By JOSE HERRERA
LOS ANGELES — In a move to address overcrowding at the six city-run animal shelters, a Los Angeles City Council committee approved a motion Wednesday calling for a moratorium on breeding permits.
The three-member Neighborhood and Community Enrichment Committee voted unanimously to move forward with the plan, which would instruct the city attorney to amend city law and place an immediate moratorium on new breeding permits. The motion will be considered by the full council at a later date.
“The point of a moratorium isn’t necessarily to stop breeding — that has to happen through enforcement,” Staycee Dains, general manager of the Los Angeles Department of Animal Services, said prior to Wednesday’s vote.
“The importance of a moratorium is to signal to the community clearly that our shelters are not in any position to take in one more animal.”
The committee agreed that the moratorium would be lifted once shelters were at or below 75% capacity for three consecutive months, and could be automatically reinstated if shelter capacity rises above 75%.

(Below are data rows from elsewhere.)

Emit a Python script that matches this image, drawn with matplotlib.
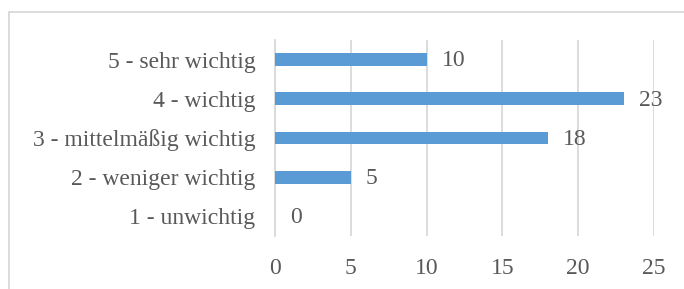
#!/usr/bin/env python3

##### Imports
import matplotlib
matplotlib.use('Agg')
import matplotlib.pyplot as plt
from matplotlib.patches import Rectangle

##### Data
categories = ['1 - unwichtig', '2 - weniger wichtig', '3 - mittelmäßig wichtig',
              '4 - wichtig', '5 - sehr wichtig']
counts = [0, 5, 18, 23, 10]
x_ticks = [0, 5, 10, 15, 20, 25]

##### Style
bar_color = '#5B9BD5'
text_color = '#595959'
grid_color = '#D9D9D9'
font_size = 17
plt.rcParams['font.family'] = ['Liberation Serif', 'DejaVu Serif']

fig = plt.figure(figsize=(6.84, 2.89), dpi=100)
ax = fig.add_axes([0.402, 0.183, 0.554, 0.679])

pos = list(range(len(categories)))
ax.barh(pos, counts, height=0.33, color=bar_color, zorder=3)

##### Data labels
for p, v in zip(pos, counts):
    ax.annotate(str(v), xy=(v, p), xytext=(11, -1), textcoords='offset points',
                va='center', ha='left', fontsize=font_size, color=text_color)

ax.set_xlim(0, 25)
ax.set_ylim(-0.5, len(categories) - 0.5)
ax.set_xticks(x_ticks)
ax.set_yticks(pos)
ax.set_yticklabels(categories)
ax.tick_params(axis='both', length=0, labelsize=font_size, labelcolor=text_color)
ax.tick_params(axis='x', pad=16)
ax.tick_params(axis='y', pad=14)

ax.grid(axis='x', color=grid_color, linewidth=1.3, zorder=0)
for s in ['top', 'right', 'bottom']:
    ax.spines[s].set_visible(False)
ax.spines['left'].set_color(grid_color)
ax.spines['left'].set_linewidth(1.3)

##### Chart frame (cropped at right and bottom)
frame = Rectangle((9 / 684, -0.1), 1.2, 1.1 - 12 / 289, transform=fig.transFigure,
                  fill=False, edgecolor=grid_color, linewidth=1.3)
fig.patches.append(frame)

plt.savefig('out.png', dpi=100)
plt.close()
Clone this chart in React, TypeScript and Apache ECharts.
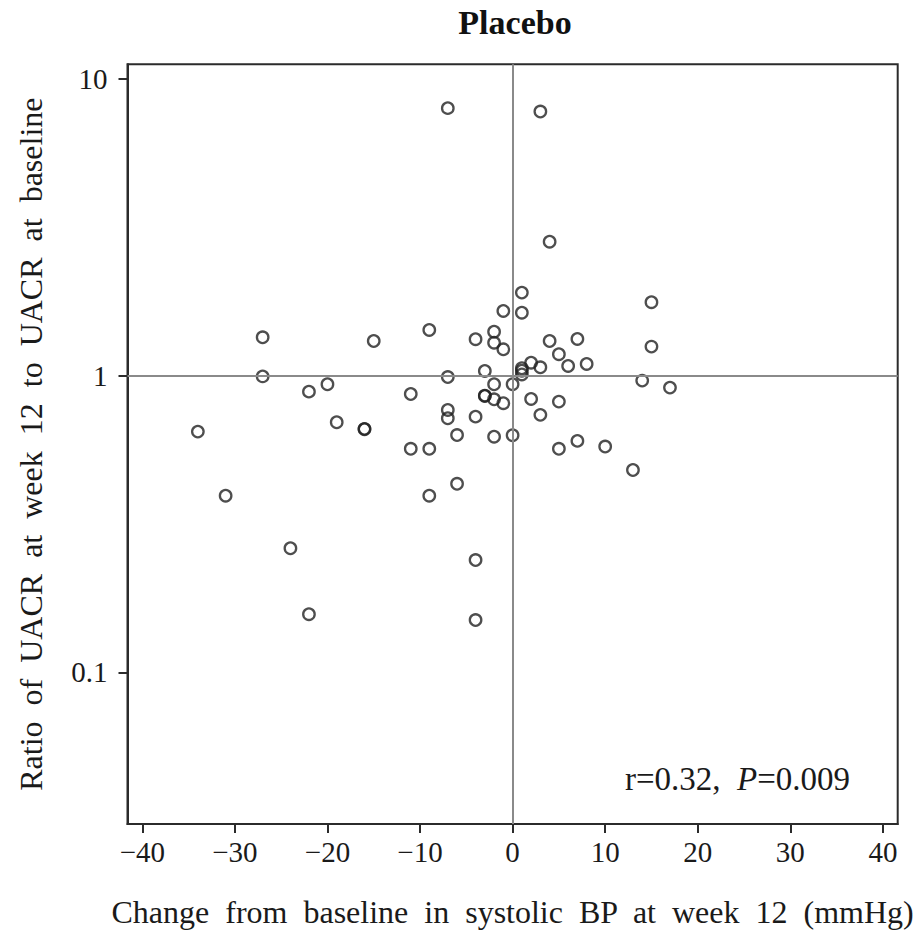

Dains said at a September LAAS Commission meeting that the city had issued about 1,200 breeding permits so far this year, and is on pace to finish the year with about 1,800.
She said that while the moratorium puts the city in a “precarious position,” it nonetheless reflects the reality of the ongoing shelter crisis.
While a moratorium may not necessarily stop unwanted litters, the entire community will understand that breeding is not an activity supported by the city, according to Dains.
“Organizations that are pro-breeding are not organizations that do anything to help animals in animal shelters,” she said. “They’re simply creating animals for us to kill later on, and that is not appropriate.”
Daines said LAAS does everything it can not to euthanize animals because it’s inhumane and causes emotional and mental distress for staff.